[SUPPLIED MATERIAL]

>> BEGIN

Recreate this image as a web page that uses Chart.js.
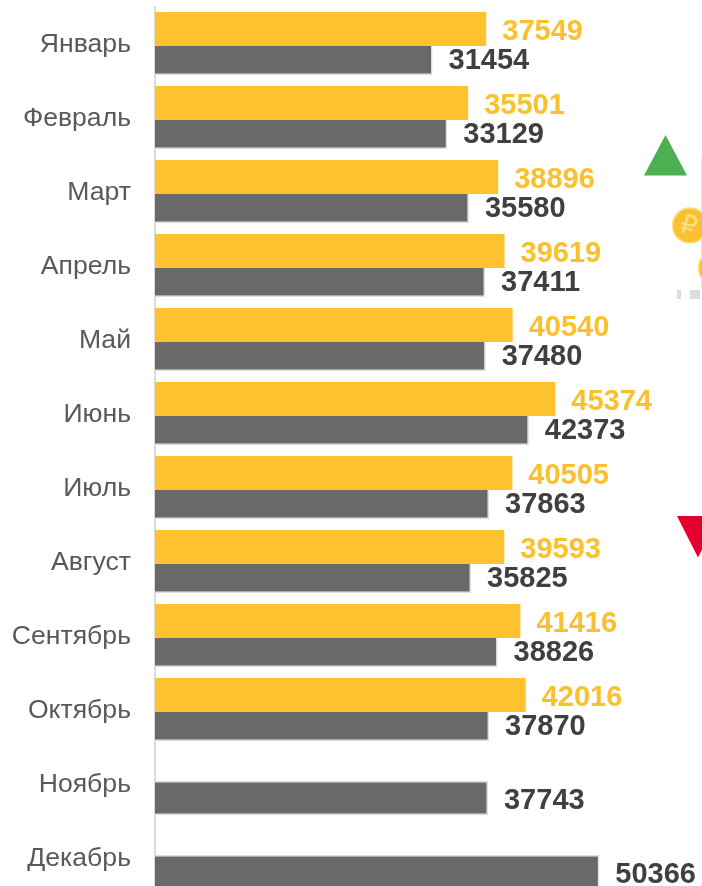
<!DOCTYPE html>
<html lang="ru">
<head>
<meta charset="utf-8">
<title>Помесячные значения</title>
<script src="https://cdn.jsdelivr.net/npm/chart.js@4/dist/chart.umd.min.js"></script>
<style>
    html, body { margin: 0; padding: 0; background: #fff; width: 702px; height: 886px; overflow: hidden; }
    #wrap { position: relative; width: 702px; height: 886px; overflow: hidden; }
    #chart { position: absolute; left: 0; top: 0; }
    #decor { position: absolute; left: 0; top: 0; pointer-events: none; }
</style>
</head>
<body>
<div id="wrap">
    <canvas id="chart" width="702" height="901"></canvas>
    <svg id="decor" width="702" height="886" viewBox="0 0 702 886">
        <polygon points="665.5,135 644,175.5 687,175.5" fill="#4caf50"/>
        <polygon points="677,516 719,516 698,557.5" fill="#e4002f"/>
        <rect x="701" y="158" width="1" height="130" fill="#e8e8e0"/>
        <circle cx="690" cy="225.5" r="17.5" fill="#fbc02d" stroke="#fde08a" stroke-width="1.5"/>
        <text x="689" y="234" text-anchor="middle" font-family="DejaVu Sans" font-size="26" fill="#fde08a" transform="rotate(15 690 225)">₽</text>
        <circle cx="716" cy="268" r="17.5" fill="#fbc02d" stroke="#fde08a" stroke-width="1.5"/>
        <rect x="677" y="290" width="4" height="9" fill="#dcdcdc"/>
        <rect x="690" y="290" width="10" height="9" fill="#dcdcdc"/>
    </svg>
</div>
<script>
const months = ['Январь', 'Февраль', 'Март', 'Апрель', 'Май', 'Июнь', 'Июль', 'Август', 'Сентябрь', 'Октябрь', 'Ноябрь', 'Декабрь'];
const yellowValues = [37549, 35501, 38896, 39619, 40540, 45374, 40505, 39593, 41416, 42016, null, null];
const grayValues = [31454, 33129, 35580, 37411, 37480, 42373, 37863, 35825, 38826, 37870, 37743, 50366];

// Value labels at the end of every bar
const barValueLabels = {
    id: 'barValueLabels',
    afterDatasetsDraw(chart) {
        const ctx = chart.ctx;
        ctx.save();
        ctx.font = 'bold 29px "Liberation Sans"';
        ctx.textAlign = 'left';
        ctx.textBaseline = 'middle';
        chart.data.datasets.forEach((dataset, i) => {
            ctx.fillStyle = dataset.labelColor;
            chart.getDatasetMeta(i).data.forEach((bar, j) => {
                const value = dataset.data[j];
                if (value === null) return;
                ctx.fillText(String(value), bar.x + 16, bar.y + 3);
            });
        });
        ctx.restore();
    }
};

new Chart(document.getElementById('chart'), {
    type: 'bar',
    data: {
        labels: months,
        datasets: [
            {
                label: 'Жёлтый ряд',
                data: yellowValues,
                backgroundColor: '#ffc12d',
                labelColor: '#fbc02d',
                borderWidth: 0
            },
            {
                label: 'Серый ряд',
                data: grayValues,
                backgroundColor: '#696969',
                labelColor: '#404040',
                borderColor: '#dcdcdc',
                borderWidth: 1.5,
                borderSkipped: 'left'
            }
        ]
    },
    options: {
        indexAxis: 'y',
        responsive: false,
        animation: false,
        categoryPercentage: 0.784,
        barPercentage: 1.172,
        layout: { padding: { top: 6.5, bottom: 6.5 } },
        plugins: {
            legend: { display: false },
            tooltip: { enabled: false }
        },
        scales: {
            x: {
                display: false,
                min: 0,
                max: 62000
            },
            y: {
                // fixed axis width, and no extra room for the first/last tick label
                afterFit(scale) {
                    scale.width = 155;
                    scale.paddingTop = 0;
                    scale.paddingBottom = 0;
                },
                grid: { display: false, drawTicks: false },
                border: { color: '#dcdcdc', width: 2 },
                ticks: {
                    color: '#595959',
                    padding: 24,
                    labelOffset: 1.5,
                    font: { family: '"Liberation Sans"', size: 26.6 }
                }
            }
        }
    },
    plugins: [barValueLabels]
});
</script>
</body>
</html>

>> END

[WRITTEN PROBLEM]
The data should be printed again unchanged; leave its pictures out.

[FINAL ANSWER]
Recreate this image as a web page that uses Chart.js.
<!DOCTYPE html>
<html lang="ru">
<head>
<meta charset="utf-8">
<title>Помесячные значения</title>
<script src="https://cdn.jsdelivr.net/npm/chart.js@4/dist/chart.umd.min.js"></script>
<style>
    html, body { margin: 0; padding: 0; background: #fff; width: 702px; height: 886px; overflow: hidden; }
    #wrap { position: relative; width: 702px; height: 886px; overflow: hidden; }
    #chart { position: absolute; left: 0; top: 0; }
    #decor { position: absolute; left: 0; top: 0; pointer-events: none; }
</style>
</head>
<body>
<div id="wrap">
    <canvas id="chart" width="702" height="901"></canvas>
    <svg id="decor" width="702" height="886" viewBox="0 0 702 886">
        <polygon points="665.5,135 644,175.5 687,175.5" fill="#4caf50"/>
        <polygon points="677,516 719,516 698,557.5" fill="#e4002f"/>
        <rect x="701" y="158" width="1" height="130" fill="#e8e8e0"/>
        <circle cx="690" cy="225.5" r="17.5" fill="#fbc02d" stroke="#fde08a" stroke-width="1.5"/>
        <text x="689" y="234" text-anchor="middle" font-family="DejaVu Sans" font-size="26" fill="#fde08a" transform="rotate(15 690 225)">₽</text>
        <circle cx="716" cy="268" r="17.5" fill="#fbc02d" stroke="#fde08a" stroke-width="1.5"/>
        <rect x="677" y="290" width="4" height="9" fill="#dcdcdc"/>
        <rect x="690" y="290" width="10" height="9" fill="#dcdcdc"/>
    </svg>
</div>
<script>
const months = ['Январь', 'Февраль', 'Март', 'Апрель', 'Май', 'Июнь', 'Июль', 'Август', 'Сентябрь', 'Октябрь', 'Ноябрь', 'Декабрь'];
const yellowValues = [37549, 35501, 38896, 39619, 40540, 45374, 40505, 39593, 41416, 42016, null, null];
const grayValues = [31454, 33129, 35580, 37411, 37480, 42373, 37863, 35825, 38826, 37870, 37743, 50366];

// Value labels at the end of every bar
const barValueLabels = {
    id: 'barValueLabels',
    afterDatasetsDraw(chart) {
        const ctx = chart.ctx;
        ctx.save();
        ctx.font = 'bold 29px "Liberation Sans"';
        ctx.textAlign = 'left';
        ctx.textBaseline = 'middle';
        chart.data.datasets.forEach((dataset, i) => {
            ctx.fillStyle = dataset.labelColor;
            chart.getDatasetMeta(i).data.forEach((bar, j) => {
                const value = dataset.data[j];
                if (value === null) return;
                ctx.fillText(String(value), bar.x + 16, bar.y + 3);
            });
        });
        ctx.restore();
    }
};

new Chart(document.getElementById('chart'), {
    type: 'bar',
    data: {
        labels: months,
        datasets: [
            {
                label: 'Жёлтый ряд',
                data: yellowValues,
                backgroundColor: '#ffc12d',
                labelColor: '#fbc02d',
                borderWidth: 0
            },
            {
                label: 'Серый ряд',
                data: grayValues,
                backgroundColor: '#696969',
                labelColor: '#404040',
                borderColor: '#dcdcdc',
                borderWidth: 1.5,
                borderSkipped: 'left'
            }
        ]
    },
    options: {
        indexAxis: 'y',
        responsive: false,
        animation: false,
        categoryPercentage: 0.784,
        barPercentage: 1.172,
        layout: { padding: { top: 6.5, bottom: 6.5 } },
        plugins: {
            legend: { display: false },
            tooltip: { enabled: false }
        },
        scales: {
            x: {
                display: false,
                min: 0,
                max: 62000
            },
            y: {
                // fixed axis width, and no extra room for the first/last tick label
                afterFit(scale) {
                    scale.width = 155;
                    scale.paddingTop = 0;
                    scale.paddingBottom = 0;
                },
                grid: { display: false, drawTicks: false },
                border: { color: '#dcdcdc', width: 2 },
                ticks: {
                    color: '#595959',
                    padding: 24,
                    labelOffset: 1.5,
                    font: { family: '"Liberation Sans"', size: 26.6 }
                }
            }
        }
    },
    plugins: [barValueLabels]
});
</script>
</body>
</html>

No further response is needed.